Brady to focus on cuts to schemes and TB payments cap
Responding to the annoyance caused by recent cuts to schemes, and lobbying to lift the cap on TB compensation will be on Maurice Brady’s to-do list when he takes up his seat on the IFA national executive.
Maurce is the Ulster/North Leinster regional chairperson elect, having out-polled fellow candidate Kevin Sweeney by 1,229 votes to 707.
“It’s great to get voted in by your peers,” Maurice told the Celt. “I was really delighted to get such a vote, so I’m looking forward to the role.”
He was especially heartened by the turnout at the Cavan hustings on what was a dreadful winter’s night.
“Cavan was massive for me,” he recalls. “My own team did a massive amount of work in just getting people from the branches to turn out. I think there were 145 votes. We were only two or three short of a max - it’s nearly unheard of. So it was brilliant. I’m really thankful to the people in Cavan who turned out in such numbers, it was nearly overwhelming to see so many there.”

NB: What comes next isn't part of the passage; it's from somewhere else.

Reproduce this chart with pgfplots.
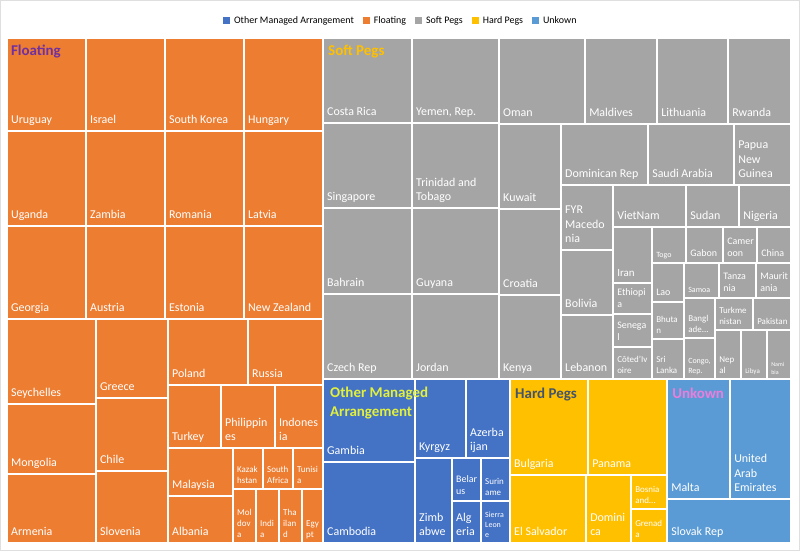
\documentclass[border=0pt]{standalone}
\usepackage{pgfplots}
\pgfplotsset{compat=1.18}
\usepackage{fontspec}
\setmainfont{Carlito}
\definecolor{cFl}{RGB}{237,125,49}
\definecolor{cSp}{RGB}{165,165,165}
\definecolor{cOm}{RGB}{68,114,196}
\definecolor{cHp}{RGB}{255,192,0}
\definecolor{cUk}{RGB}{91,155,213}
\definecolor{tFl}{RGB}{112,48,160}
\definecolor{tSp}{RGB}{255,192,0}
\definecolor{tOm}{RGB}{226,240,60}
\definecolor{tHp}{RGB}{68,84,106}
\definecolor{tUk}{RGB}{236,125,220}
\tikzset{
  f12/.style={font=\fontsize{12}{14.6}\selectfont},
  f11/.style={font=\fontsize{11}{13.4}\selectfont},
  f10/.style={font=\fontsize{10}{12.2}\selectfont},
  f9/.style={font=\fontsize{9}{11}\selectfont},
  f8/.style={font=\fontsize{8}{9.8}\selectfont},
  f7/.style={font=\fontsize{7}{8.5}\selectfont},
  f6/.style={font=\fontsize{6}{7.3}\selectfont},
  ttl/.style={anchor=base west, inner sep=0pt, font=\bfseries\fontsize{15}{18}\selectfont},
}
% color, x0, y0, x1, y1, font style, label
\newcommand{\cell}[7]{%
  \addplot[fill=#1, draw=white, line width=2bp, forget plot] coordinates {(#2,#3) (#4,#3) (#4,#5) (#2,#5)} -- cycle;
  \node[anchor=south west, inner sep=0pt, xshift=4bp, yshift=2.5bp, text=white, align=left, #6] at (axis cs:#2,#5) {#7\strut};
}
\begin{document}
\begin{tikzpicture}
\begin{axis}[
  width=800bp, height=551bp, scale only axis,
  xmin=0, xmax=800, ymin=0, ymax=551, y dir=reverse,
  hide axis, clip=false,
  legend image code/.code={\path[#1, draw=none] (0bp,-3.5bp) rectangle (7bp,3.5bp); \path[draw=none, fill=none] (0bp,0bp) -- (9bp,0bp);},
  legend style={at={(0.501,0.962)}, anchor=center, draw=none, fill=none,
    legend columns=-1, font=\fontsize{10}{12}\selectfont,
    /tikz/every even column/.append style={column sep=7bp}},
]
\addplot[fill=white, draw=gray!25, line width=0.8bp, forget plot] coordinates {(0.5,0.5) (799.5,0.5) (799.5,550.5) (0.5,550.5)} -- cycle;
\addlegendimage{fill=cOm}\addlegendentry{Other Managed Arrangement}
\addlegendimage{fill=cFl}\addlegendentry{Floating}
\addlegendimage{fill=cSp}\addlegendentry{Soft Pegs}
\addlegendimage{fill=cHp}\addlegendentry{Hard Pegs}
\addlegendimage{fill=cUk}\addlegendentry{Unkown}
% Floating
\cell{cFl}{7}{38}{86}{131}{f12}{Uruguay}
\cell{cFl}{86}{38}{165}{131}{f12}{Israel}
\cell{cFl}{165}{38}{244}{131}{f12}{South Korea}
\cell{cFl}{244}{38}{323}{131}{f12}{Hungary}
\cell{cFl}{7}{131}{86}{226}{f12}{Uganda}
\cell{cFl}{86}{131}{165}{226}{f12}{Zambia}
\cell{cFl}{165}{131}{244}{226}{f12}{Romania}
\cell{cFl}{244}{131}{323}{226}{f12}{Latvia}
\cell{cFl}{7}{226}{86}{319}{f12}{Georgia}
\cell{cFl}{86}{226}{165}{319}{f12}{Austria}
\cell{cFl}{165}{226}{244}{319}{f12}{Estonia}
\cell{cFl}{244}{226}{323}{319}{f12}{New Zealand}
\cell{cFl}{7}{319}{96}{404}{f12}{Seychelles}
\cell{cFl}{7}{404}{96}{474}{f12}{Mongolia}
\cell{cFl}{7}{474}{96}{543}{f12}{Armenia}
\cell{cFl}{96}{319}{168}{398}{f12}{Greece}
\cell{cFl}{96}{398}{168}{471}{f12}{Chile}
\cell{cFl}{96}{471}{168}{543}{f12}{Slovenia}
\cell{cFl}{168}{319}{248}{385}{f12}{Poland}
\cell{cFl}{248}{319}{323}{385}{f12}{Russia}
\cell{cFl}{168}{385}{221}{448}{f12}{Turkey}
\cell{cFl}{221}{385}{275}{448}{f12}{Philippin\\es}
\cell{cFl}{275}{385}{323}{448}{f12}{Indones\\ia}
\cell{cFl}{168}{448}{233}{496}{f12}{Malaysia}
\cell{cFl}{168}{496}{233}{543}{f12}{Albania}
\cell{cFl}{233}{448}{263}{489}{f9}{Kazak\\hstan}
\cell{cFl}{263}{448}{293}{489}{f9}{South\\Africa}
\cell{cFl}{293}{448}{323}{489}{f9}{Tunisi\\a}
\cell{cFl}{233}{489}{256}{543}{f9}{Mol\\dov\\a}
\cell{cFl}{256}{489}{279}{543}{f9}{Indi\\a}
\cell{cFl}{279}{489}{302}{543}{f9}{Tha\\ilan\\d}
\cell{cFl}{302}{489}{323}{543}{f9}{Egy\\pt}
% Soft Pegs
\cell{cSp}{323}{38}{412}{123}{f12}{Costa Rica}
\cell{cSp}{412}{38}{499}{123}{f12}{Yemen, Rep.}
\cell{cSp}{323}{123}{412}{208}{f12}{Singapore}
\cell{cSp}{412}{123}{499}{208}{f12}{Trinidad and\\Tobago}
\cell{cSp}{323}{208}{412}{294}{f12}{Bahrain}
\cell{cSp}{412}{208}{499}{294}{f12}{Guyana}
\cell{cSp}{323}{294}{412}{379}{f12}{Czech Rep}
\cell{cSp}{412}{294}{499}{379}{f12}{Jordan}
\cell{cSp}{499}{38}{585}{124}{f12}{Oman}
\cell{cSp}{585}{38}{657}{124}{f12}{Maldives}
\cell{cSp}{657}{38}{728}{124}{f12}{Lithuania}
\cell{cSp}{728}{38}{791}{124}{f12}{Rwanda}
\cell{cSp}{499}{124}{561}{209}{f12}{Kuwait}
\cell{cSp}{499}{209}{561}{295}{f12}{Croatia}
\cell{cSp}{499}{295}{561}{379}{f12}{Kenya}
\cell{cSp}{561}{124}{648}{185}{f12}{Dominican Rep}
\cell{cSp}{648}{124}{734}{185}{f12}{Saudi Arabia}
\cell{cSp}{734}{124}{791}{185}{f12}{Papua\\New\\Guinea}
\cell{cSp}{561}{185}{613}{250}{f12}{FYR\\Macedo\\nia}
\cell{cSp}{561}{250}{613}{315}{f12}{Bolivia}
\cell{cSp}{561}{315}{613}{379}{f12}{Lebanon}
\cell{cSp}{613}{185}{686}{227}{f12}{VietNam}
\cell{cSp}{686}{185}{739}{227}{f12}{Sudan}
\cell{cSp}{739}{185}{791}{227}{f12}{Nigeria}
\cell{cSp}{613}{227}{652}{283}{f11}{Iran}
\cell{cSp}{613}{283}{652}{314}{f10}{Ethiopi\\a}
\cell{cSp}{613}{314}{652}{347}{f10}{Senega\\l}
\cell{cSp}{613}{347}{652}{379}{f9}{Côted'Iv\\oire}
\cell{cSp}{652}{227}{686}{263}{f8}{Togo}
\cell{cSp}{652}{263}{684}{302}{f10}{Lao}
\cell{cSp}{652}{302}{684}{339}{f9}{Bhuta\\n}
\cell{cSp}{652}{339}{684}{379}{f9}{Sri\\Lanka}
\cell{cSp}{686}{227}{723}{263}{f10}{Gabon}
\cell{cSp}{723}{227}{757}{263}{f10}{Camer\\oon}
\cell{cSp}{757}{227}{791}{263}{f10}{China}
\cell{cSp}{684}{263}{719}{298}{f8}{Samoa}
\cell{cSp}{719}{263}{756}{298}{f10}{Tanza\\nia}
\cell{cSp}{756}{263}{791}{298}{f10}{Maurit\\ania}
\cell{cSp}{684}{298}{715}{338}{f9}{Bangl\\ade...}
\cell{cSp}{715}{298}{753}{330}{f9}{Turkme\\nistan}
\cell{cSp}{753}{298}{791}{330}{f9}{Pakistan}
\cell{cSp}{684}{338}{715}{379}{f8}{Congo,\\Rep.}
\cell{cSp}{715}{330}{741}{379}{f9}{Nep\\al}
\cell{cSp}{741}{330}{767}{379}{f7}{Libya}
\cell{cSp}{767}{330}{791}{379}{f6}{Nami\\bia}
% Other Managed Arrangement
\cell{cOm}{323}{379}{415}{462}{f12}{Gambia}
\cell{cOm}{323}{462}{415}{543}{f12}{Cambodia}
\cell{cOm}{415}{379}{466}{458}{f12}{Kyrgyz}
\cell{cOm}{466}{379}{510}{458}{f12}{Azerba\\ijan}
\cell{cOm}{415}{458}{452}{543}{f12}{Zimb\\abwe}
\cell{cOm}{452}{458}{481}{501}{f10}{Belar\\us}
\cell{cOm}{481}{458}{510}{501}{f9}{Surin\\ame}
\cell{cOm}{452}{501}{481}{543}{f12}{Alg\\eria}
\cell{cOm}{481}{501}{510}{543}{f8}{Sierra\\Leon\\e}
% Hard Pegs
\cell{cHp}{510}{379}{588}{475}{f12}{Bulgaria}
\cell{cHp}{588}{379}{667}{475}{f12}{Panama}
\cell{cHp}{510}{475}{586}{543}{f12}{El Salvador}
\cell{cHp}{586}{475}{631}{543}{f12}{Domini\\ca}
\cell{cHp}{631}{475}{667}{509}{f9}{Bosnia\\and...}
\cell{cHp}{631}{509}{667}{543}{f9}{Grenad\\a}
% Unkown
\cell{cUk}{667}{379}{730}{499}{f12}{Malta}
\cell{cUk}{730}{379}{791}{499}{f12}{United\\Arab\\Emirates}
\cell{cUk}{667}{499}{791}{543}{f12}{Slovak Rep}
% group titles
\node[ttl, text=tFl] at (axis cs:11,56) {Floating};
\node[ttl, text=tSp] at (axis cs:328,56) {Soft Pegs};
\node[ttl, text=tOm] at (axis cs:330,397) {Other Managed};
\node[ttl, text=tOm] at (axis cs:330,416) {Arrangement};
\node[ttl, text=tHp] at (axis cs:515,398) {Hard Pegs};
\node[ttl, text=tUk] at (axis cs:672,398) {Unkown};
\end{axis}
\end{tikzpicture}
\end{document}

He was also grateful to his election team: “They travelled all around the region with me, they did an awful lot of work behind the scenes, they made phone calls and I wouldn’t have had a hope of getting elected without the people I had around me. I really can’t thank them enough.”
Coming to the end of his tenure as Cavan County Chair, Maurice believes the voters were swayed by his experience and long term commitment to the IFA cause.
“Because I’m involved in IFA for so long I was able to put phone calls in to people in every county who I’ve known very well for the last 10, 15 or 20 years. They all gave me a great hand in their own county, so that was a big big help.”
Maurice will take the seat vacated by out-going regional chair Frank Brady at the IFA AGM in January. There he will relate the anger of farmers who have been hit by cuts to schemes for suckler, sheep and calf rearing farmers. Maurice believes Minister Martin Heydon made a massive misstep by reducing the National Sheep Welfare Scheme by €1.50 per ewe; €8 per head on National Beef Welfare Scheme for suckler farmers; and the reduction in numbers on the National Dairy Beef Weighing Scheme.
While the sums for each farmer is “not major money” Maurice reports they are “fuming”.
“Although it comes to €10 million of a direct cut when you add it all up.
“Any other time these schemes were over-subscribed, money always seemed to be found – ACRES was the big example of that one, but money isn’t being found and the minister is shrugging his shoulders saying that’s it, they’re making the cut. It’s went down like a lead balloon all around the region.”
He believes the move has sent out “the wrong message”.
“It’s a trust issue, because farmers would have applied for these schemes in good faith. There’s work to be done and money to be spent to draw down this money - it’s not free money. People did that, and then they found, we’re actually not going to give you what we said we would give you’. IFA will continue with that fight and we might get a stage payment, or we’ll be looking for a payment into next year.”
He will also stress the TB issue, which he notes is “absolutely everywhere”. He is eager for farmers whose livestock are worth more than the cap to be fully compensated.
“There’s quite a lot of people that have had reactors that are worth well in excess of €3000, and again €3000 is the cut off limit. It’s a small amount of money involved to sort that out for those people and again the minister is saying – ‘That’s it, €3000.’ We’re pushing very hard to get that increased.
“It’s not reflecting the price that animals have moved on to.”